▶ [Information provided]
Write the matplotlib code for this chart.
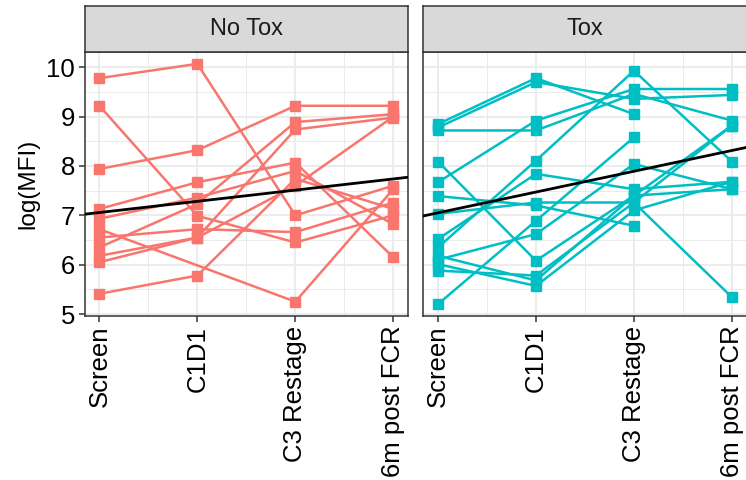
import numpy as np
import matplotlib
matplotlib.use("Agg")
import matplotlib.pyplot as plt
from matplotlib.ticker import MultipleLocator

plt.rcParams['font.family'] = ['Liberation Sans', 'DejaVu Sans']

timepoints = ["Screen", "C1D1", "C3 Restage", "6m post FCR"]
panels = ["No Tox", "Tox"]
colors = {"No Tox": "#F8766D", "Tox": "#00BFC4"}

nan = np.nan
no_tox = [
    [9.78, 10.07, 7.00, 7.60],
    [9.22, 6.99, 6.45, 7.00],
    [7.94, 8.32, 9.22, 9.22],
    [7.13, 7.67, 8.07, 6.15],
    [5.41, 5.78, 7.74, 7.13],
    [6.72, nan, 5.25, 7.53],
    [6.93, 7.36, 7.90, 6.82],
    [6.35, 7.23, 8.89, 9.05],
    [6.05, 6.55, 8.74, 8.98],
    [6.55, 6.72, 6.66, 7.26],
    [6.18, 6.55, 7.60, 9.00],
]
tox = [
    [8.85, 9.78, 9.05, nan],
    [8.78, 9.70, 9.36, 9.44],
    [8.72, 8.72, 9.46, 8.92],
    [7.67, 8.92, 9.56, 9.56],
    [6.35, 8.11, 9.93, 8.09],
    [8.09, 6.08, 7.40, 7.53],
    [7.39, 7.20, 6.79, nan],
    [7.03, 7.26, 7.26, 5.34],
    [5.20, 6.89, 8.58, nan],
    [6.52, 7.84, 7.53, 7.68],
    [6.18, 5.68, 7.40, 8.82],
    [6.01, 5.57, 7.10, 7.68],
    [5.88, 5.78, 7.26, 8.82],
    [6.10, 6.62, 8.04, 7.53],
]
data = {"No Tox": no_tox, "Tox": tox}
# fitted line (intercept, slope per timepoint index)
fits = {"No Tox": (6.83, 0.227), "Tox": (6.63, 0.421)}

W, H = 746, 480
fig = plt.figure(figsize=(W / 100, H / 100), dpi=100)

def px_box(x0, y0, x1, y1):
    return [x0 / W, 1 - y1 / H, (x1 - x0) / W, (y1 - y0) / H]

panel_x = [(84.7, 408.0), (423.3, 746.6)]
py0, py1 = 52, 316
sy0 = 6
edge = "#333333"
fs_tick = 18.5
fs_lab = 17.5
fs_strip = 17

for i, name in enumerate(panels):
    x0, x1 = panel_x[i]
    ax = fig.add_axes(px_box(x0, py0, x1, py1))
    ax.set_facecolor("white")
    xs = np.arange(1, 5)
    for row in data[name]:
        r = np.array(row, dtype=float)
        m = ~np.isnan(r)
        ax.plot(xs[m], r[m], color=colors[name], lw=1.8, marker="s",
                markersize=6.5, zorder=3, solid_capstyle="butt")
    b0, b1 = fits[name]
    ax.axline((0, b0), slope=b1, color="black", lw=2.0, zorder=4)
    ax.set_xlim(0.85, 4.15)
    ax.set_ylim(4.96, 10.31)
    ax.xaxis.set_major_locator(MultipleLocator(1))
    ax.xaxis.set_minor_locator(MultipleLocator(0.5))
    ax.yaxis.set_major_locator(MultipleLocator(1))
    ax.yaxis.set_minor_locator(MultipleLocator(0.5))
    ax.grid(which="major", color="#EBEBEB", lw=1.3, zorder=0)
    ax.grid(which="minor", color="#EBEBEB", lw=0.7, zorder=0)
    ax.set_axisbelow(True)
    ax.set_xticks(xs)
    ax.set_xticklabels(timepoints, rotation=90, fontsize=fs_tick, color="black")
    ax.tick_params(axis="both", which="major", length=4, width=1.1, color=edge,
                   labelsize=fs_tick, labelcolor="black", pad=3)
    ax.tick_params(axis="both", which="minor", length=0)
    for sp in ax.spines.values():
        sp.set_color(edge)
        sp.set_linewidth(1.1)
    if i == 0:
        ax.set_ylabel("log(MFI)", fontsize=fs_lab, labelpad=5)
    else:
        ax.tick_params(axis="y", which="both", left=False, labelleft=False)
    # strip
    sax = fig.add_axes(px_box(x0, sy0, x1, py0))
    sax.set_facecolor("#D9D9D9")
    sax.set_xticks([])
    sax.set_yticks([])
    for sp in sax.spines.values():
        sp.set_color(edge)
        sp.set_linewidth(1.1)
    sax.text(0.5, 0.5, name, ha="center", va="center", fontsize=fs_strip,
             color="#1A1A1A", transform=sax.transAxes)

fig.savefig("out.png", dpi=100)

▶ [Exercise directions] Repeat the material verbatim. Do not carry over any picture.

▶ [The reply]
Write the matplotlib code for this chart.
import numpy as np
import matplotlib
matplotlib.use("Agg")
import matplotlib.pyplot as plt
from matplotlib.ticker import MultipleLocator

plt.rcParams['font.family'] = ['Liberation Sans', 'DejaVu Sans']

timepoints = ["Screen", "C1D1", "C3 Restage", "6m post FCR"]
panels = ["No Tox", "Tox"]
colors = {"No Tox": "#F8766D", "Tox": "#00BFC4"}

nan = np.nan
no_tox = [
    [9.78, 10.07, 7.00, 7.60],
    [9.22, 6.99, 6.45, 7.00],
    [7.94, 8.32, 9.22, 9.22],
    [7.13, 7.67, 8.07, 6.15],
    [5.41, 5.78, 7.74, 7.13],
    [6.72, nan, 5.25, 7.53],
    [6.93, 7.36, 7.90, 6.82],
    [6.35, 7.23, 8.89, 9.05],
    [6.05, 6.55, 8.74, 8.98],
    [6.55, 6.72, 6.66, 7.26],
    [6.18, 6.55, 7.60, 9.00],
]
tox = [
    [8.85, 9.78, 9.05, nan],
    [8.78, 9.70, 9.36, 9.44],
    [8.72, 8.72, 9.46, 8.92],
    [7.67, 8.92, 9.56, 9.56],
    [6.35, 8.11, 9.93, 8.09],
    [8.09, 6.08, 7.40, 7.53],
    [7.39, 7.20, 6.79, nan],
    [7.03, 7.26, 7.26, 5.34],
    [5.20, 6.89, 8.58, nan],
    [6.52, 7.84, 7.53, 7.68],
    [6.18, 5.68, 7.40, 8.82],
    [6.01, 5.57, 7.10, 7.68],
    [5.88, 5.78, 7.26, 8.82],
    [6.10, 6.62, 8.04, 7.53],
]
data = {"No Tox": no_tox, "Tox": tox}
# fitted line (intercept, slope per timepoint index)
fits = {"No Tox": (6.83, 0.227), "Tox": (6.63, 0.421)}

W, H = 746, 480
fig = plt.figure(figsize=(W / 100, H / 100), dpi=100)

def px_box(x0, y0, x1, y1):
    return [x0 / W, 1 - y1 / H, (x1 - x0) / W, (y1 - y0) / H]

panel_x = [(84.7, 408.0), (423.3, 746.6)]
py0, py1 = 52, 316
sy0 = 6
edge = "#333333"
fs_tick = 18.5
fs_lab = 17.5
fs_strip = 17

for i, name in enumerate(panels):
    x0, x1 = panel_x[i]
    ax = fig.add_axes(px_box(x0, py0, x1, py1))
    ax.set_facecolor("white")
    xs = np.arange(1, 5)
    for row in data[name]:
        r = np.array(row, dtype=float)
        m = ~np.isnan(r)
        ax.plot(xs[m], r[m], color=colors[name], lw=1.8, marker="s",
                markersize=6.5, zorder=3, solid_capstyle="butt")
    b0, b1 = fits[name]
    ax.axline((0, b0), slope=b1, color="black", lw=2.0, zorder=4)
    ax.set_xlim(0.85, 4.15)
    ax.set_ylim(4.96, 10.31)
    ax.xaxis.set_major_locator(MultipleLocator(1))
    ax.xaxis.set_minor_locator(MultipleLocator(0.5))
    ax.yaxis.set_major_locator(MultipleLocator(1))
    ax.yaxis.set_minor_locator(MultipleLocator(0.5))
    ax.grid(which="major", color="#EBEBEB", lw=1.3, zorder=0)
    ax.grid(which="minor", color="#EBEBEB", lw=0.7, zorder=0)
    ax.set_axisbelow(True)
    ax.set_xticks(xs)
    ax.set_xticklabels(timepoints, rotation=90, fontsize=fs_tick, color="black")
    ax.tick_params(axis="both", which="major", length=4, width=1.1, color=edge,
                   labelsize=fs_tick, labelcolor="black", pad=3)
    ax.tick_params(axis="both", which="minor", length=0)
    for sp in ax.spines.values():
        sp.set_color(edge)
        sp.set_linewidth(1.1)
    if i == 0:
        ax.set_ylabel("log(MFI)", fontsize=fs_lab, labelpad=5)
    else:
        ax.tick_params(axis="y", which="both", left=False, labelleft=False)
    # strip
    sax = fig.add_axes(px_box(x0, sy0, x1, py0))
    sax.set_facecolor("#D9D9D9")
    sax.set_xticks([])
    sax.set_yticks([])
    for sp in sax.spines.values():
        sp.set_color(edge)
        sp.set_linewidth(1.1)
    sax.text(0.5, 0.5, name, ha="center", va="center", fontsize=fs_strip,
             color="#1A1A1A", transform=sax.transAxes)

fig.savefig("out.png", dpi=100)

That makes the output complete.